Now i’m looking for a way to convert all Dates in my Data Frame into the same Format. I have imported Locale but i can’t convert multiple Date Colums with a statement.

What is here the best practice?
I attached the file if it helps:

https://community.dataquest.io/uploads/short-url/5NoD1UtW4kCNzgvVxhMiSmsHArq.xlsx

How can i filter based on Date Delta the best way?

It’s a little bit tricky to work with imported Dates from a Excel file. Thanks as always, :slight_smile:
Simo

@ Simo
I think you can add a new column to contain the time difference between answer time and send time, then filter the dataframe using the condition on new column.

Hi @raisa.jerin.sristy79 thanks for your idea.
This is for sure an valuable idea, thanks for that will try it this way.

Best,
Simo

@ Simo
It’s always my pleasure :slight_smile: :heart: :heart: :heart:

I have to filter the Column D for NaNs (some answers aren’t sent yet and it doesn’t make sense to use the Answer_Time for further Analyses agains Send_Time if it is not answered yet).

This here is not working:

def calculation(row):
    if row.Answer_Time == 'NaN':
        return 0
    else:
       return 1
df['New_Column'] = df.apply(calculation, axis=1)

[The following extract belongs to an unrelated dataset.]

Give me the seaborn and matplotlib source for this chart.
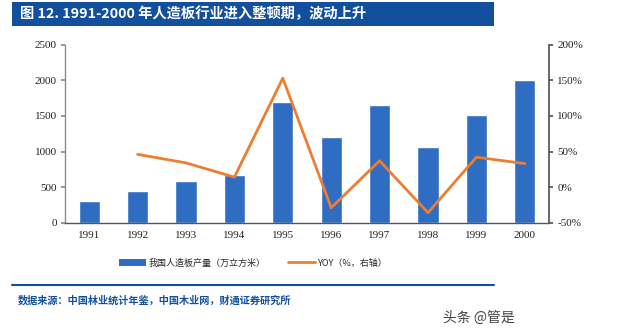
import numpy as np
import pandas as pd
import matplotlib
matplotlib.use("Agg")
import matplotlib.pyplot as plt
from matplotlib.patches import Rectangle
from matplotlib.lines import Line2D
from matplotlib.ticker import FixedLocator, FuncFormatter
import seaborn as sns

years = ["1991", "1992", "1993", "1994", "1995", "1996", "1997", "1998", "1999", "2000"]
output = [300, 440, 590, 670, 1700, 1210, 1660, 1060, 1510, 2010]          # 万立方米
yoy = [np.nan, 46, 34, 14, 153, -29, 37, -36, 42, 33]                      # %

title = "图 12. 1991-2000 年人造板行业进入整顿期，波动上升"
bar_label = "我国人造板产量（万立方米）"
line_label = "YOY（%，右轴）"
source = "数据来源：中国林业统计年鉴，中国木业网，财通证券研究所"
watermark = "头条 @管是"

sns.set_theme(style="white")
plt.rcParams["font.family"] = ["Noto Sans CJK SC", "DejaVu Sans"]

BAR_BLUE = "#2F6DC3"
ORANGE = "#ED7D31"
NAVY = "#12509E"
AXIS_GREY = "#8C8C8C"
SERIF = ["Liberation Serif", "DejaVu Serif"]

W, H = 640, 334
fig = plt.figure(figsize=(W / 100, H / 100), dpi=100)
fig.patch.set_facecolor("white")

def px(x0, y0, x1, y1):
    return [x0 / W, 1 - y1 / H, (x1 - x0) / W, (y1 - y0) / H]

# title band
fig.patches.append(Rectangle((12 / W, 1 - 26 / H), (494 - 12) / W, 24 / H,
                             transform=fig.transFigure, facecolor=NAVY,
                             edgecolor="none", zorder=0))
fig.text(20 / W, 1 - 14 / H, title, color="white", fontsize=10.3,
         fontweight="bold", va="center", ha="left")

df = pd.DataFrame({"year": years, "output": output, "yoy": yoy})

ax = fig.add_axes(px(65, 44.7, 549, 222.7))
sns.barplot(data=df, x="year", y="output", order=years, color=BAR_BLUE,
            saturation=1, width=0.44, ax=ax)
ax.set_xlim(-0.5, len(years) - 0.5)
ax.set_ylim(0, 2500)
ax.set_yticks(np.arange(0, 2501, 500))
ax.set_xlabel("")
ax.set_ylabel("")
for s in ["top", "right"]:
    ax.spines[s].set_visible(False)
ax.spines["left"].set_color(AXIS_GREY)
ax.spines["bottom"].set_color("#555555")
ax.spines["left"].set_linewidth(1.0)
ax.spines["bottom"].set_linewidth(1.0)
ax.tick_params(axis="x", which="major", length=0, pad=6)
ax.xaxis.set_minor_locator(FixedLocator(np.arange(-0.5, len(years), 1.0)))
ax.tick_params(axis="x", which="minor", length=3, color="#555555", direction="inout")
ax.tick_params(axis="y", length=3, color=AXIS_GREY, direction="out", pad=3)
for lab in ax.get_xticklabels() + ax.get_yticklabels():
    lab.set_fontfamily(SERIF)
    lab.set_fontsize(8)
    lab.set_color("#222222")

ax2 = ax.twinx()
sns.lineplot(x=np.arange(len(years)), y=df["yoy"], color=ORANGE, linewidth=2,
             ax=ax2, legend=False)
ax2.set_ylim(-50, 200)
ax2.set_yticks(np.arange(-50, 201, 50))
ax2.yaxis.set_major_formatter(FuncFormatter(lambda v, p: f"{v:.0f}%"))
ax2.set_ylabel("")
for s in ["top", "left", "bottom"]:
    ax2.spines[s].set_visible(False)
ax2.spines["right"].set_color("#555555")
ax2.tick_params(axis="y", length=3, color="#555555", direction="out", pad=3)
for lab in ax2.get_yticklabels():
    lab.set_fontfamily(SERIF)
    lab.set_fontsize(8)
    lab.set_color("#222222")

handles = [Rectangle((0, 0), 1, 1, facecolor=BAR_BLUE, edgecolor="none"),
           Line2D([], [], color=ORANGE, linewidth=2)]
fig.legend(handles, [bar_label, line_label], loc="center",
           bbox_to_anchor=(253 / W, 1 - 263 / H), ncol=2, frameon=False,
           prop={"size": 6.5}, handlelength=3.0, handleheight=0.9,
           handletextpad=0.3, columnspacing=2.5)

fig.lines.append(Line2D([12 / W, 494 / W], [1 - 285 / H, 1 - 285 / H],
                        transform=fig.transFigure, color=NAVY, linewidth=1.5))
fig.text(18 / W, 1 - 300 / H, source, color=NAVY, fontsize=7.3,
         fontweight="bold", va="center", ha="left")
fig.text(515 / W, 1 - 318 / H, watermark, color="#444444", fontsize=10,
         va="center", ha="right")

fig.savefig("out.png", dpi=100, facecolor="white")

Why i can’t set a IF-Statement to check for NaNs?
This Code doesn’t recognize the NaNs - it returns a 1 in every row like there are no NaNs… :frowning:

Thanks for any help/idea

Simo

@ * Simo

1 Like

@ Simo
You’ve used regular expression “==“ for comparison.
math.isnan is used to check whether a certain variable is NaN or not. We cannot use the regular comparison operator, == , to check for NaN. NaN is not equal to anything (not even itself! ).

1 Like

Hi @raisa.jerin.sristy79 thanks for clarifying.
I played a little bit around with the other colums and the filtering went very well now i know that NaN is a special case :).
The entry NaN seems like a typical string and now i understood what they aren’t.

But: In the tutorial you attached he is cleaning the Data Frame at the very begining. I want to filter based on if there is a NaN or not if a IF-Statement. Do you have an idea how i can use my IF-Statement above to filter for NaN directly?

Thanks,
Simo

@ Simo
You can use dataframe.isnull() == True in case of if nan and dataframe.isnull() == False in case of if not nan

I think it’s another way of filtering out the NaN values,
dataframe_name.loc[pd.notnull(dataframe_name.column_name)]
The way of filtering out the non-NaN values,
dataframe_name.loc[pd.isnull(dataframe_name.column_name)]